The best home desserts aren't the most technically demanding — they're the ones you'll make again. These six require standard equipment, common pantry ingredients, and a reasonable investment of time. All of them are better than most things you can buy, and most are repeatable from memory after you've made them once.

1Skillet Chocolate Chip Cookie

One bowl, one skillet, thirty minutes. Melt butter in a cast iron skillet, pull off the heat, and stir in brown sugar, an egg, vanilla, flour, baking soda, and salt. Fold in a generous amount of chocolate chips — use good ones; they're the point. Spread in the skillet and bake at 350°F for eighteen to twenty minutes until the edges are set and golden but the center still has a slight wobble. Let it cool five minutes, then serve directly from the pan with a scoop of vanilla ice cream melting into the warm cookie.

2Lemon Olive Oil Cake

A cake that's difficult to mess up and keeps beautifully for three days. Olive oil replaces butter entirely, producing a crumb that's moist and slightly dense in the best possible way. Whisk together eggs, sugar, olive oil, fresh lemon juice, and lemon zest. Fold in flour, almond flour, baking powder, and a pinch of salt. Bake at 350°F for thirty-five minutes. Dust with powdered sugar while warm. The lemon is bright and assertive; the olive oil adds a savory undertone that makes this taste like something from a good Italian bakery.

3Stovetop Rice Pudding

Comfort in its most elemental form. Simmer white rice in whole milk with sugar, vanilla, and a pinch of salt, stirring frequently for thirty minutes until the rice is completely soft and the milk has reduced into a thick, creamy pudding. Finish with a little heavy cream and a dusting of cinnamon. Serve warm, or chill and serve cold with fresh fruit. Both are correct. Both are deeply satisfying.

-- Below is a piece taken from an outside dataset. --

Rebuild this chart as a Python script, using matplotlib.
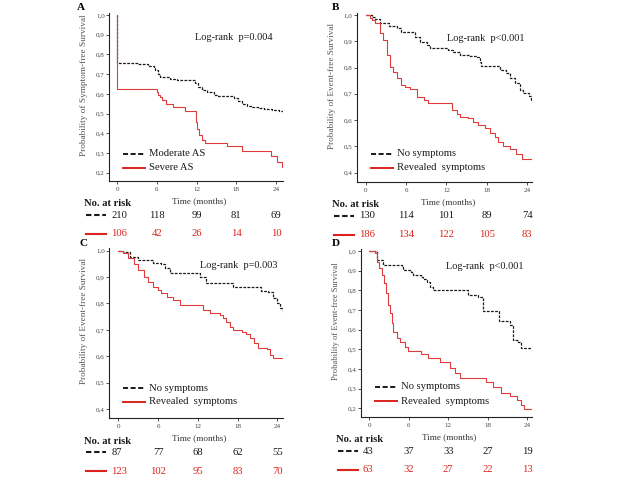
import matplotlib
matplotlib.use('Agg')
import matplotlib.pyplot as plt
from matplotlib.lines import Line2D
from matplotlib.ticker import FuncFormatter

plt.rcParams['font.family'] = ['Liberation Serif', 'DejaVu Serif']

# ---- curves: time (months), survival probability ----
a_mod_t = [0, 0, 3.2, 4.7, 5.5, 5.7, 6.1, 6.5, 8.0, 9.0, 11.7, 12.2, 12.8, 13.6, 14.6, 15.1,
           17.6, 18.3, 18.9, 19.6, 20.4, 21.2, 22.2, 23.4, 24.5, 25.0]
a_mod_s = [1.0, 0.756, 0.751, 0.744, 0.731, 0.719, 0.702, 0.685, 0.677, 0.672, 0.657, 0.636,
           0.618, 0.609, 0.596, 0.589, 0.579, 0.562, 0.55, 0.539, 0.534, 0.529, 0.525, 0.52,
           0.512, 0.508]
a_sev_t = [0, 0, 6.0, 6.1, 6.4, 6.8, 7.3, 8.5, 10.3, 11.9, 12.1, 12.4, 12.8, 13.3, 16.6, 18.9,
           23.3, 24.1, 24.9, 25.0]
a_sev_s = [1.0, 0.623, 0.609, 0.596, 0.584, 0.567, 0.55, 0.534, 0.512, 0.458, 0.424, 0.391,
           0.365, 0.352, 0.335, 0.31, 0.285, 0.256, 0.227, 0.227]

b_no_t = [0, 0.9, 1.4, 2.1, 3.4, 4.6, 5.3, 7.3, 8.1, 9.1, 9.6, 12.3, 13.0, 14.0, 15.5, 16.5,
          17.0, 17.2, 20.0, 20.9, 21.4, 22.2, 22.9, 23.4, 24.2, 24.6, 24.7]
b_no_s = [1.0, 0.992, 0.984, 0.971, 0.956, 0.952, 0.934, 0.917, 0.898, 0.886, 0.876, 0.867,
          0.858, 0.848, 0.844, 0.841, 0.822, 0.806, 0.79, 0.78, 0.759, 0.74, 0.714, 0.702,
          0.692, 0.676, 0.676]
b_rev_t = [0, 0.6, 1.0, 1.4, 2.1, 2.6, 3.1, 3.6, 4.1, 4.6, 5.3, 5.8, 6.6, 7.6, 8.6, 9.3, 12.8,
           13.5, 14.0, 15.2, 16.0, 16.7, 17.7, 18.5, 19.2, 19.7, 20.4, 21.4, 22.4, 23.2, 24.7]
b_rev_s = [1.0, 0.99, 0.98, 0.97, 0.93, 0.905, 0.848, 0.803, 0.784, 0.759, 0.733, 0.725, 0.717,
           0.689, 0.676, 0.664, 0.638, 0.623, 0.613, 0.607, 0.594, 0.581, 0.569, 0.552, 0.537,
           0.518, 0.503, 0.492, 0.473, 0.454, 0.454]

c_no_t = [0, 0.75, 1.8, 3.0, 5.3, 6.5, 7.0, 7.8, 12.3, 13.3, 17.3, 21.6, 22.6, 23.4, 23.9,
          24.4, 24.8]
c_no_s = [1.0, 0.994, 0.977, 0.965, 0.952, 0.948, 0.933, 0.914, 0.902, 0.876, 0.861, 0.847,
          0.842, 0.819, 0.80, 0.782, 0.759]
c_rev_t = [0, 0.75, 1.5, 2.3, 3.0, 3.8, 4.5, 5.3, 6.0, 6.5, 7.3, 8.3, 9.3, 12.8, 13.8, 15.3,
           15.8, 16.3, 16.8, 17.3, 18.6, 19.3, 19.8, 20.4, 21.1, 22.4, 22.9, 23.4, 24.8]
c_rev_s = [1.0, 0.99, 0.971, 0.948, 0.927, 0.902, 0.883, 0.864, 0.851, 0.838, 0.826, 0.813,
           0.794, 0.775, 0.763, 0.756, 0.744, 0.729, 0.712, 0.70, 0.691, 0.683, 0.668, 0.649,
           0.63, 0.627, 0.605, 0.595, 0.595]

d_no_t = [0, 1.1, 2.1, 4.9, 5.2, 6.4, 6.7, 7.9, 8.2, 8.7, 9.2, 9.7, 15.0, 16.6, 17.3, 19.8,
          21.4, 21.9, 22.6, 23.1, 24.7]
d_no_s = [1.0, 0.954, 0.929, 0.92, 0.903, 0.895, 0.878, 0.869, 0.858, 0.844, 0.819, 0.802,
          0.776, 0.768, 0.695, 0.644, 0.624, 0.548, 0.536, 0.508, 0.508]
d_rev_t = [0, 0.86, 1.2, 1.5, 1.9, 2.2, 2.6, 2.9, 3.1, 3.4, 3.6, 4.2, 4.7, 5.4, 5.9, 7.9, 9.0,
           10.7, 12.3, 13.0, 13.8, 17.8, 18.8, 20.1, 21.4, 22.4, 23.1, 23.6, 24.7]
d_rev_s = [1.0, 0.988, 0.946, 0.912, 0.878, 0.836, 0.786, 0.725, 0.683, 0.632, 0.59, 0.556,
           0.536, 0.514, 0.492, 0.475, 0.458, 0.438, 0.403, 0.381, 0.356, 0.336, 0.31, 0.276,
           0.263, 0.242, 0.217, 0.197, 0.197]

# ---- number at risk ----
risk_times = [0, 6, 12, 18, 24]
a_risk_mod = [210, 118, 99, 81, 69]
a_risk_sev = [106, 42, 26, 14, 10]
b_risk_no = [130, 114, 101, 89, 74]
b_risk_rev = [186, 134, 122, 105, 83]
c_risk_no = [87, 77, 68, 62, 55]
c_risk_rev = [123, 102, 95, 83, 70]
d_risk_no = [43, 37, 33, 27, 19]
d_risk_rev = [63, 32, 27, 22, 13]

pvalues = ['p=0.004', 'p<0.001', 'p=0.003', 'p<0.001']

BLACK = '#1a1a1a'
RED_LINE = '#e03c3c'
RED = '#d9231c'
GREY = '#444444'

W, H = 640, 480
fig = plt.figure(figsize=(6.4, 4.8), dpi=100)


def add_axes_px(left, top, right, bottom):
    return fig.add_axes([left / W, 1 - bottom / H, (right - left) / W, (bottom - top) / H])


def comma(v, pos):
    return f'{v:.1f}'.replace('.', ',')


def panel(box, xlim, ylim, yticks, ylabel, ylab_size, black, red, names, risk_black, risk_red,
          pval, pval_xy, leg_y, letter, letter_xy):
    ax = add_axes_px(*box)
    w_px = (box[2] - box[0])
    h_px = (box[3] - box[1])
    ax.step(black[0], black[1], where='post', color=BLACK, lw=0.9, dashes=(2.2, 1.1))
    ax.step(red[0], red[1], where='post', color=RED_LINE, lw=0.8)
    ax.set_xlim(*xlim)
    ax.set_ylim(*ylim)
    ax.set_xticks(risk_times)
    ax.set_yticks(yticks)
    ax.yaxis.set_major_formatter(FuncFormatter(comma))
    for s in ['top', 'right']:
        ax.spines[s].set_visible(False)
    for s in ['left', 'bottom']:
        ax.spines[s].set_linewidth(0.8)
        ax.spines[s].set_color('#222222')
    ax.tick_params(axis='both', length=2, width=0.6, labelsize=5, labelcolor=GREY,
                   color='#333333')
    ax.tick_params(axis='x', pad=2.3)
    ax.tick_params(axis='y', pad=1.2)
    ax.set_ylabel(ylabel, fontsize=ylab_size, color='#555555')
    ax.yaxis.set_label_coords(-21 / w_px, 0.57)

    ax.text(pval_xy[0], pval_xy[1], 'Log-rank  ' + pval, transform=ax.transAxes,
            fontsize=7.4, ha='center', va='center', color=BLACK)

    # legend drawn by hand to sit where the original does
    for (name, col, dash, yy) in [(names[0], BLACK, (2.6, 1.3), leg_y[0]),
                                 (names[1], RED, None, leg_y[1])]:
        yf = yy / h_px
        ln = Line2D([14 / w_px, 36 / w_px], [yf, yf], transform=ax.transAxes, color=col,
                    lw=1.4)
        if dash:
            ln.set_dashes(dash)
        ax.add_line(ln)
        ax.text(40 / w_px, yf, name, transform=ax.transAxes, fontsize=7.7, va='center',
                ha='left', color=BLACK)

    # x label and number-at-risk table
    ax.annotate('Time (months)', xy=(0.52, 0), xycoords='axes fraction', xytext=(0, -20),
                textcoords='offset pixels', ha='center', va='center', fontsize=6.6,
                color='#333333')
    ax.annotate('No. at risk', xy=(0, 0), xycoords='axes fraction', xytext=(-25, -23),
                textcoords='offset pixels', ha='left', va='center', fontsize=7.6,
                fontweight='bold', color=BLACK)
    for row, col, dash, dy in [(risk_black, BLACK, (2.6, 1.3), -34),
                               (risk_red, RED, None, -53)]:
        yf = dy / h_px
        ln = Line2D([-23 / w_px, -3 / w_px], [yf, yf], transform=ax.transAxes, color=col,
                    lw=1.5, clip_on=False)
        if dash:
            ln.set_dashes(dash)
        ax.add_line(ln)
        for i, (t, n) in enumerate(zip(risk_times, row)):
            if i == 0:
                ax.annotate(str(n), xy=(0, 0), xycoords='axes fraction', xytext=(2, dy),
                            textcoords='offset pixels', ha='left', va='center',
                            fontsize=7.7, color=col)
            else:
                ax.annotate(str(n), xy=(t, 0), xycoords=('data', 'axes fraction'),
                            xytext=(0, dy), textcoords='offset pixels', ha='center',
                            va='center', fontsize=7.7, color=col)

    fig.text(letter_xy[0] / W, 1 - letter_xy[1] / H, letter, fontsize=8, fontweight='bold',
             ha='left', va='center')
    return ax


ev_label = 'Probability of Event-free Survival'

panel((109.3, 13.3, 282.7, 181), (-1.2, 25.0), (0.158, 1.009),
      [0.2, 0.3, 0.4, 0.5, 0.6, 0.7, 0.8, 0.9, 1.0],
      'Probability of Symptom-free Survival', 6.7,
      (a_mod_t, a_mod_s), (a_sev_t, a_sev_s), ['Moderate AS', 'Severe AS'],
      a_risk_mod, a_risk_sev, pvalues[0], (0.716, 0.853), (27, 13), 'A', (77, 7))

panel((356.7, 13.3, 531.7, 181.7), (-1.34, 24.67), (0.366, 1.006),
      [0.4, 0.5, 0.6, 0.7, 0.8, 0.9, 1.0], ev_label, 6.6,
      (b_no_t, b_no_s), (b_rev_t, b_rev_s), ['No symptoms', 'Revealed  symptoms'],
      b_risk_no, b_risk_rev, pvalues[1], (0.735, 0.852), (27.7, 14), 'B', (332, 7))

panel((109.3, 248.3, 282.7, 418.3), (-1.36, 24.8), (0.365, 1.009),
      [0.4, 0.5, 0.6, 0.7, 0.8, 0.9, 1.0], ev_label, 6.6,
      (c_no_t, c_no_s), (c_rev_t, c_rev_s), ['No symptoms', 'Revealed  symptoms'],
      c_risk_no, c_risk_rev, pvalues[2], (0.746, 0.898), (30, 16.6), 'C', (80, 243))

panel((360.7, 248.5, 531.7, 417), (-1.31, 24.7), (0.156, 1.013),
      [0.2, 0.3, 0.4, 0.5, 0.6, 0.7, 0.8, 0.9, 1.0], ev_label, 6.1,
      (d_no_t, d_no_s), (d_rev_t, d_rev_s), ['No symptoms', 'Revealed  symptoms'],
      d_risk_no, d_risk_rev, pvalues[3], (0.727, 0.896), (30.3, 16), 'D', (332, 243))

fig.savefig('out.png', dpi=100)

4Brown Butter Banana Bread

Brown your butter in a small saucepan until the milk solids turn amber and fragrant, then let it cool slightly. Mash three very ripe bananas — the darker the peel, the better — and combine with the brown butter, eggs, brown sugar, vanilla, flour, baking soda, and salt. The brown butter contributes a nutty, almost caramel-like depth that standard banana bread simply doesn't have. Bake at 325°F for sixty to sixty-five minutes. A toothpick should come out with a few moist crumbs, not wet batter.

5Three-Ingredient Chocolate Mousse

Melt good dark chocolate (at least 70% cacao) and let it cool to room temperature. Whip heavy cream to soft peaks. Fold the whipped cream into the chocolate in three additions — the first addition loosens the chocolate; the subsequent ones build the texture. Divide into glasses and refrigerate for at least two hours. Serve with a pinch of flaky sea salt and a few raspberries. Elegant, rich, and genuinely impressive for the amount of effort involved.

6Brown Butter Peach Crisp

A crisp is more forgiving than a pie and, arguably, more satisfying — the topping stays crunchy rather than turning soggy. Slice ripe peaches and toss with brown sugar, lemon juice, and cornstarch. Pile into a baking dish. For the topping: browned butter combined with rolled oats, almond flour, brown sugar, cinnamon, and a pinch of salt. Spread generously and bake at 375°F for forty minutes until golden and bubbling. Serve warm with very cold vanilla ice cream — the temperature contrast is essential.